Google's Gmail has graduated an unsend email option that had existed in the "Labs" section of the settings for years:
With the option, Gmailers get the chance to click an "undo send" link at the top of the screen after clicking "send" on any e-mail message. As with the original Labs version, the option, which now lives in the service's "general" settings tab, lets users pick a safety timespan between 5-30 seconds.
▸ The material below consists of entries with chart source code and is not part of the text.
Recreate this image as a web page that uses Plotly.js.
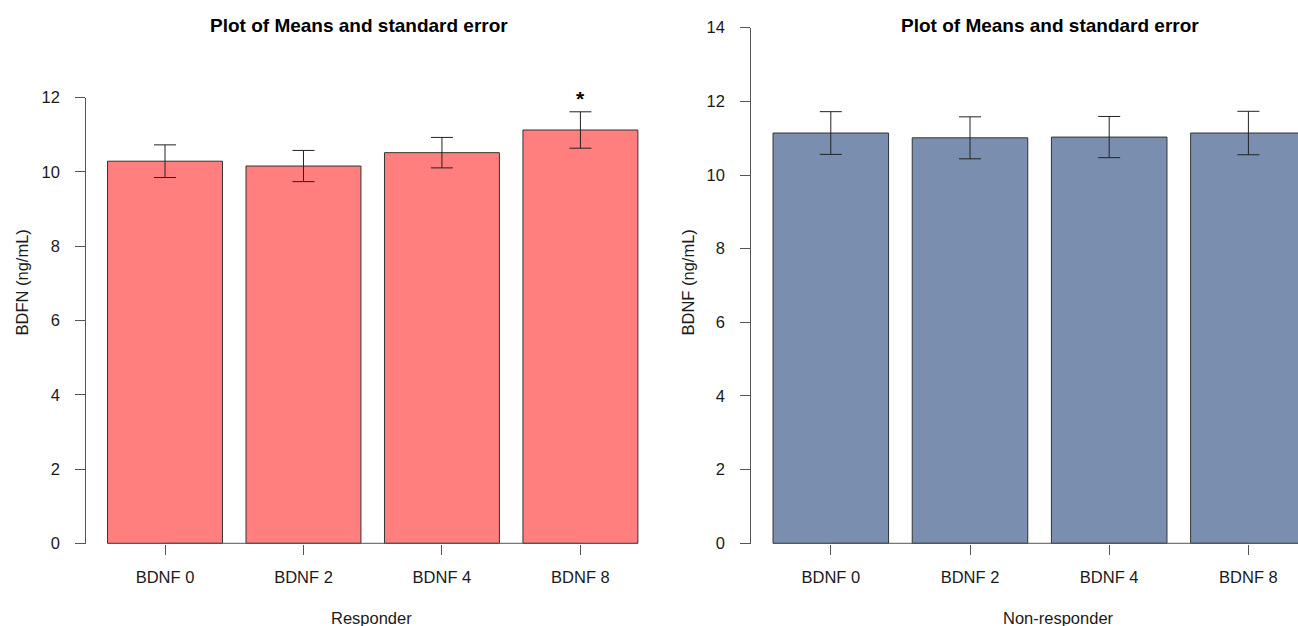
<!DOCTYPE html>
<html>
<head>
<meta charset="utf-8">
<script src="https://cdn.plot.ly/plotly-3.0.1.min.js"></script>
<style>html,body{margin:0;padding:0;background:#fff;}#chart{width:1298px;height:626px;}</style>
</head>
<body>
<div id="chart"></div>
<script>
// ---- data ----
const categories = ['BDNF 0', 'BDNF 2', 'BDNF 4', 'BDNF 8'];
const responderMean = [10.29, 10.16, 10.52, 11.13];
const responderSE = [0.44, 0.42, 0.41, 0.49];
const nonResponderMean = [11.14, 11.01, 11.03, 11.14];
const nonResponderSE = [0.58, 0.57, 0.56, 0.59];
const leftYTicks = [0, 2, 4, 6, 8, 10, 12];
const rightYTicks = [0, 2, 4, 6, 8, 10, 12, 14];
const panelTitle = 'Plot of Means and standard error';
const leftXTitle = 'Responder';
const rightXTitle = 'Non-responder';
const leftYTitle = 'BDFN (ng/mL)';
const rightYTitle = 'BDNF (ng/mL)';
const significanceMark = '*';

// ---- layout geometry (pixels) ----
const W = 1298, H = 626;
const FONT = 'Liberation Sans, Arial, Helvetica, sans-serif';
const px = p => p / W;
const py = p => 1 - p / H;

const yZeroPx = 543.3;
const yPadUnits = 0.02;
// left panel
const Lunit = (yZeroPx - 97.7) / 12;
const Lcat0 = 165, Lstep = 138.47, Laxis = 86.2, Lright = 662;
// right panel
const Runit = (yZeroPx - 27.7) / 14;
const Rcat0 = 830.8, Rstep = 139.2, Raxis = 751.2, Rright = 1298;

const axisGrey = '#555';
const textCol = '#1a1a1a';
const tickFont = {family: FONT, size: 16.5, color: textCol};

function bars(mean, se, color, xa, ya) {
  return {
    type: 'bar', x: categories, y: mean, width: 0.83,
    xaxis: xa, yaxis: ya,
    marker: {color: color, line: {color: '#333', width: 1}},
    error_y: {type: 'data', array: se, visible: true, color: '#222', thickness: 1, width: 11},
    hoverinfo: 'x+y', showlegend: false
  };
}
function baseLine(xa, ya) {
  return {
    type: 'scatter', mode: 'lines',
    x: [categories[0], categories[categories.length - 1]], y: [0, 0],
    xaxis: xa, yaxis: ya,
    line: {color: axisGrey, width: 1}, hoverinfo: 'skip', showlegend: false
  };
}

const data = [
  bars(responderMean, responderSE, '#FF7F7F', 'x', 'y'),
  baseLine('x', 'y'),
  bars(nonResponderMean, nonResponderSE, '#7A8FB0', 'x2', 'y2'),
  baseLine('x2', 'y2')
];

function xAxis(cat0, step, axisPx, rightPx, anchor) {
  return {
    type: 'category', anchor: anchor,
    domain: [px(axisPx), px(rightPx)],
    range: [(axisPx - cat0) / step, (rightPx - cat0) / step],
    showline: false, showgrid: false, zeroline: false,
    ticks: 'outside', ticklen: 10, tickwidth: 1, tickcolor: axisGrey,
    tickfont: tickFont, ticklabelstandoff: 8, fixedrange: true
  };
}
function yAxis(unit, topVal, ticks, anchor) {
  const bottomPx = yZeroPx + yPadUnits * unit;
  const topPx = yZeroPx - topVal * unit;
  return {
    anchor: anchor,
    domain: [py(bottomPx), py(topPx)],
    range: [-yPadUnits, topVal],
    tickmode: 'array', tickvals: ticks, ticktext: ticks.map(String),
    showline: true, linecolor: axisGrey, linewidth: 1,
    showgrid: false, zeroline: false,
    ticks: 'outside', ticklen: 10, tickwidth: 1, tickcolor: axisGrey,
    tickfont: tickFont, ticklabelstandoff: 12, fixedrange: true
  };
}

const ann = (text, xp, yp, opts) => Object.assign({
  text: text, xref: 'paper', yref: 'paper', x: px(xp), y: py(yp),
  xanchor: 'center', yanchor: 'middle', showarrow: false,
  font: {family: FONT, size: 16.5, color: textCol}
}, opts || {});

const layout = {
  width: W, height: H,
  margin: {l: 0, r: 0, t: 0, b: 0},
  paper_bgcolor: '#fff', plot_bgcolor: '#fff',
  showlegend: false,
  xaxis: xAxis(Lcat0, Lstep, Laxis, Lright, 'y'),
  yaxis: yAxis(Lunit, 12, leftYTicks, 'x'),
  xaxis2: xAxis(Rcat0, Rstep, Raxis, Rright, 'y2'),
  yaxis2: yAxis(Runit, 14, rightYTicks, 'x2'),
  annotations: [
    ann('<b>' + panelTitle + '</b>', 359, 25, {font: {family: FONT, size: 19, color: '#000'}}),
    ann('<b>' + panelTitle + '</b>', 1050, 25, {font: {family: FONT, size: 19, color: '#000'}}),
    ann(leftXTitle, 372, 618),
    ann(rightXTitle, 1058, 618),
    ann(leftYTitle, 21.5, 283, {textangle: -90}),
    ann(rightYTitle, 687.5, 283, {textangle: -90}),
    {
      text: '<b>' + significanceMark + '</b>', xref: 'x', yref: 'y',
      x: categories[3], y: responderMean[3] + responderSE[3],
      xanchor: 'center', yanchor: 'bottom', showarrow: false, yshift: 0,
      font: {family: FONT, size: 21, color: '#000'}
    }
  ]
};

Plotly.newPlot('chart', data, layout, {displayModeBar: false, staticPlot: true});
</script>
</body>
</html>
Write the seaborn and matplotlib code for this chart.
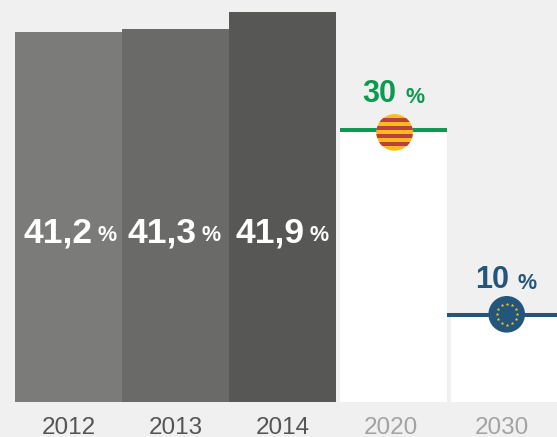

Messages won't actually send until that time runs out, unless a user clicks the "view message" tab next to "undo," at which point a message will immediately whisk through the Internet's many tubes and reach its recipient.
The six-year-old option, which won't be turned on for the general public by default, had previously lived in Gmail's Labs tab, so if users wanted to enable it, they had to bypass a stark warning about "experimental" features that could "change, break, or disappear at any time." Major competitors like Hotmail and Yahoo Mail have yet to offer a similar option.
(Score: 2) by Freeman on Wednesday June 24 2015, @08:41PM
Sounds like a feature for the Rage Quit Generation.
Joshua 1:9 "Be strong and of a good courage; be not afraid, neither be thou dismayed: for the Lord thy God is with thee"
(Score: 3, Funny) by meisterister on Thursday June 25 2015, @07:34PM
WHAT DO YOU MEAN, RAGE QUIT GENER---
f*ck this, I'm done.
(May or may not have been) Posted from my K6-2, Athlon XP, or Pentium I/II/III.